▶ [EXERCISE]:
Write out each line exactly as given. Leave the pictures out of your copy.

▶ [INFORMATION PROVIDED]:

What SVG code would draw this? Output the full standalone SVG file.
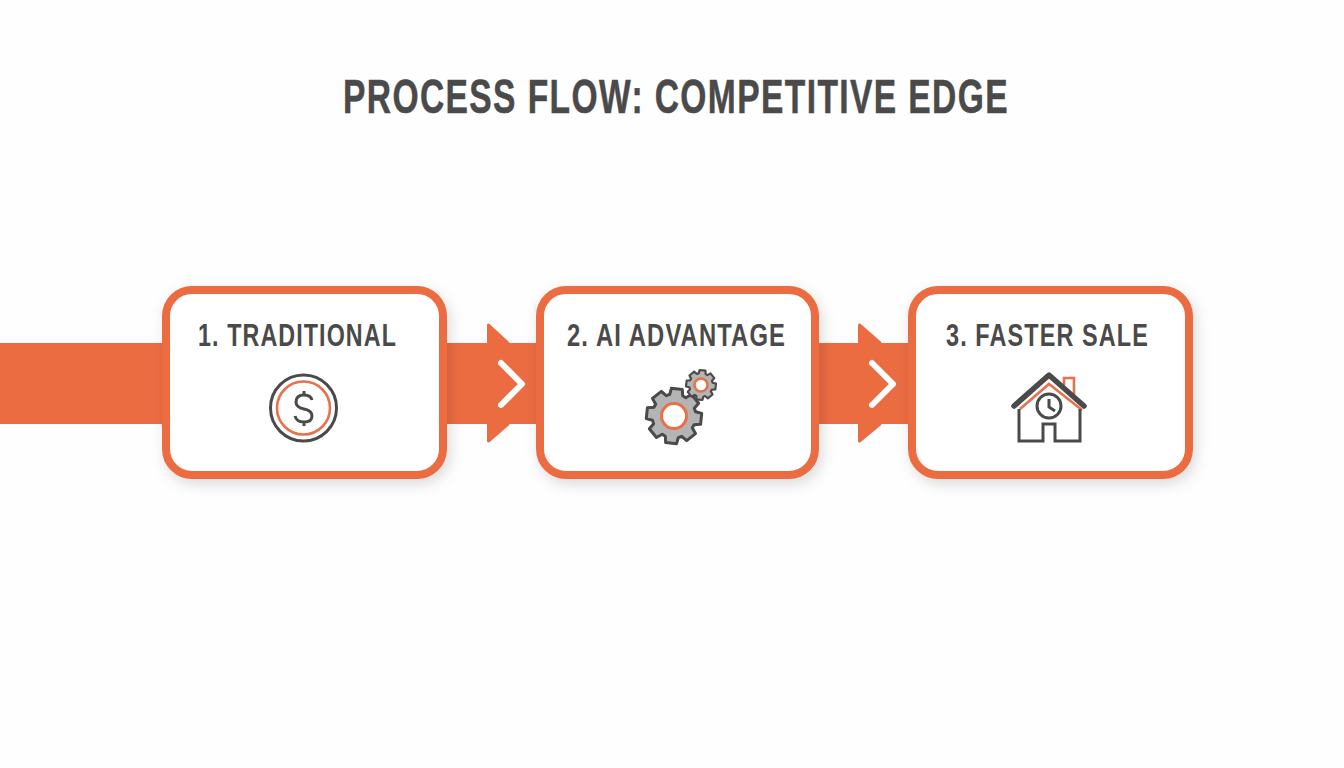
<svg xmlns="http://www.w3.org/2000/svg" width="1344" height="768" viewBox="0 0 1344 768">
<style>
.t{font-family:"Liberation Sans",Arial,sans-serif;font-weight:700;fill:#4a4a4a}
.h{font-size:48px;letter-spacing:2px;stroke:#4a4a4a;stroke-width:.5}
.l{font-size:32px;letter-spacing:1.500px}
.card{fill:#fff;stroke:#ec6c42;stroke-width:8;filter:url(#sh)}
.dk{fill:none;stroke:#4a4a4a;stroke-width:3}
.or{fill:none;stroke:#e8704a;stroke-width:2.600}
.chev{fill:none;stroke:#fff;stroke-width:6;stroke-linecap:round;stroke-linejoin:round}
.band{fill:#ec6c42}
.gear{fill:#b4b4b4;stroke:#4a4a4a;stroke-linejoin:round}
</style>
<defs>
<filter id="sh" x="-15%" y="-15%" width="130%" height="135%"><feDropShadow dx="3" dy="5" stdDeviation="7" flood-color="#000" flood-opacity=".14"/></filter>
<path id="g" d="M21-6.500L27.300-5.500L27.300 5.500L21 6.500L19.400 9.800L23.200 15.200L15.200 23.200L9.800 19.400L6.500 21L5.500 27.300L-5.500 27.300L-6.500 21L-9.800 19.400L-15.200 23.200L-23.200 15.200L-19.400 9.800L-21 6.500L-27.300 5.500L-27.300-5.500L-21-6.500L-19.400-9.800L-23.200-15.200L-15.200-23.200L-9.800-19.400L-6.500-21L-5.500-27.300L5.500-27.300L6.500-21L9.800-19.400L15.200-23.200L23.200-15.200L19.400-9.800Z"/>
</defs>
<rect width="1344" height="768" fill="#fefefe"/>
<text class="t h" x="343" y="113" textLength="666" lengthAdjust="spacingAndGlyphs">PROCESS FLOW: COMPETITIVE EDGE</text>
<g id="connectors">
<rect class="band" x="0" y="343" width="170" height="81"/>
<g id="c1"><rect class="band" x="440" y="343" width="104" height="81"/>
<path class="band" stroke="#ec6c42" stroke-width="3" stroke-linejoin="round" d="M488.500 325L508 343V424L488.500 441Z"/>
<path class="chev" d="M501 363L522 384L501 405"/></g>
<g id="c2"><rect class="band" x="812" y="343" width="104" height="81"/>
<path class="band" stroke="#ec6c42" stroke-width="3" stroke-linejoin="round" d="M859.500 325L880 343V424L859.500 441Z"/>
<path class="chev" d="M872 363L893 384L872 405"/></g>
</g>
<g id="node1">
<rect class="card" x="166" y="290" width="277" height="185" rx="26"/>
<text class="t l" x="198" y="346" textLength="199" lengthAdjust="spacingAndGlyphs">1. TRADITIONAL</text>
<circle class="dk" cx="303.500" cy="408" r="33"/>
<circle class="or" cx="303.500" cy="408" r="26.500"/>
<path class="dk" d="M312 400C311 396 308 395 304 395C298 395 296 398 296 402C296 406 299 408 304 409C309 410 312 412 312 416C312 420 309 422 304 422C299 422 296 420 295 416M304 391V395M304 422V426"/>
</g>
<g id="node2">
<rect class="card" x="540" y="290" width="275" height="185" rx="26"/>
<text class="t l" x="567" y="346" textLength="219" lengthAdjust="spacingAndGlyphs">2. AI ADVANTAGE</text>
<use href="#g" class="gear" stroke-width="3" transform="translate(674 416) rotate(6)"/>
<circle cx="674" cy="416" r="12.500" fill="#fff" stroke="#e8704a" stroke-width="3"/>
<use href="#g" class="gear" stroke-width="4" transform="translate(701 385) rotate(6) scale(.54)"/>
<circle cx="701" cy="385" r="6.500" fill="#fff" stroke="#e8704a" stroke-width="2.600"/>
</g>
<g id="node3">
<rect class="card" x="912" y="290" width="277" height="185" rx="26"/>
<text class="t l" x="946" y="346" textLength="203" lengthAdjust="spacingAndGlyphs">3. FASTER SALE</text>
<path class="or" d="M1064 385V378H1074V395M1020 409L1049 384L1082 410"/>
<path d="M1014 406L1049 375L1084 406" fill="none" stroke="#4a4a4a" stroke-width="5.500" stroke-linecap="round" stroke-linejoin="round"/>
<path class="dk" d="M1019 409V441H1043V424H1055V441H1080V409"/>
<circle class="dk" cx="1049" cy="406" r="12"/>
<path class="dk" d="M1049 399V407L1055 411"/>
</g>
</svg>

▶ [WRITTEN SOLUTION]:
What SVG code would draw this? Output the full standalone SVG file.
<svg xmlns="http://www.w3.org/2000/svg" width="1344" height="768" viewBox="0 0 1344 768">
<style>
.t{font-family:"Liberation Sans",Arial,sans-serif;font-weight:700;fill:#4a4a4a}
.h{font-size:48px;letter-spacing:2px;stroke:#4a4a4a;stroke-width:.5}
.l{font-size:32px;letter-spacing:1.500px}
.card{fill:#fff;stroke:#ec6c42;stroke-width:8;filter:url(#sh)}
.dk{fill:none;stroke:#4a4a4a;stroke-width:3}
.or{fill:none;stroke:#e8704a;stroke-width:2.600}
.chev{fill:none;stroke:#fff;stroke-width:6;stroke-linecap:round;stroke-linejoin:round}
.band{fill:#ec6c42}
.gear{fill:#b4b4b4;stroke:#4a4a4a;stroke-linejoin:round}
</style>
<defs>
<filter id="sh" x="-15%" y="-15%" width="130%" height="135%"><feDropShadow dx="3" dy="5" stdDeviation="7" flood-color="#000" flood-opacity=".14"/></filter>
<path id="g" d="M21-6.500L27.300-5.500L27.300 5.500L21 6.500L19.400 9.800L23.200 15.200L15.200 23.200L9.800 19.400L6.500 21L5.500 27.300L-5.500 27.300L-6.500 21L-9.800 19.400L-15.200 23.200L-23.200 15.200L-19.400 9.800L-21 6.500L-27.300 5.500L-27.300-5.500L-21-6.500L-19.400-9.800L-23.200-15.200L-15.200-23.200L-9.800-19.400L-6.500-21L-5.500-27.300L5.500-27.300L6.500-21L9.800-19.400L15.200-23.200L23.200-15.200L19.400-9.800Z"/>
</defs>
<rect width="1344" height="768" fill="#fefefe"/>
<text class="t h" x="343" y="113" textLength="666" lengthAdjust="spacingAndGlyphs">PROCESS FLOW: COMPETITIVE EDGE</text>
<g id="connectors">
<rect class="band" x="0" y="343" width="170" height="81"/>
<g id="c1"><rect class="band" x="440" y="343" width="104" height="81"/>
<path class="band" stroke="#ec6c42" stroke-width="3" stroke-linejoin="round" d="M488.500 325L508 343V424L488.500 441Z"/>
<path class="chev" d="M501 363L522 384L501 405"/></g>
<g id="c2"><rect class="band" x="812" y="343" width="104" height="81"/>
<path class="band" stroke="#ec6c42" stroke-width="3" stroke-linejoin="round" d="M859.500 325L880 343V424L859.500 441Z"/>
<path class="chev" d="M872 363L893 384L872 405"/></g>
</g>
<g id="node1">
<rect class="card" x="166" y="290" width="277" height="185" rx="26"/>
<text class="t l" x="198" y="346" textLength="199" lengthAdjust="spacingAndGlyphs">1. TRADITIONAL</text>
<circle class="dk" cx="303.500" cy="408" r="33"/>
<circle class="or" cx="303.500" cy="408" r="26.500"/>
<path class="dk" d="M312 400C311 396 308 395 304 395C298 395 296 398 296 402C296 406 299 408 304 409C309 410 312 412 312 416C312 420 309 422 304 422C299 422 296 420 295 416M304 391V395M304 422V426"/>
</g>
<g id="node2">
<rect class="card" x="540" y="290" width="275" height="185" rx="26"/>
<text class="t l" x="567" y="346" textLength="219" lengthAdjust="spacingAndGlyphs">2. AI ADVANTAGE</text>
<use href="#g" class="gear" stroke-width="3" transform="translate(674 416) rotate(6)"/>
<circle cx="674" cy="416" r="12.500" fill="#fff" stroke="#e8704a" stroke-width="3"/>
<use href="#g" class="gear" stroke-width="4" transform="translate(701 385) rotate(6) scale(.54)"/>
<circle cx="701" cy="385" r="6.500" fill="#fff" stroke="#e8704a" stroke-width="2.600"/>
</g>
<g id="node3">
<rect class="card" x="912" y="290" width="277" height="185" rx="26"/>
<text class="t l" x="946" y="346" textLength="203" lengthAdjust="spacingAndGlyphs">3. FASTER SALE</text>
<path class="or" d="M1064 385V378H1074V395M1020 409L1049 384L1082 410"/>
<path d="M1014 406L1049 375L1084 406" fill="none" stroke="#4a4a4a" stroke-width="5.500" stroke-linecap="round" stroke-linejoin="round"/>
<path class="dk" d="M1019 409V441H1043V424H1055V441H1080V409"/>
<circle class="dk" cx="1049" cy="406" r="12"/>
<path class="dk" d="M1049 399V407L1055 411"/>
</g>
</svg>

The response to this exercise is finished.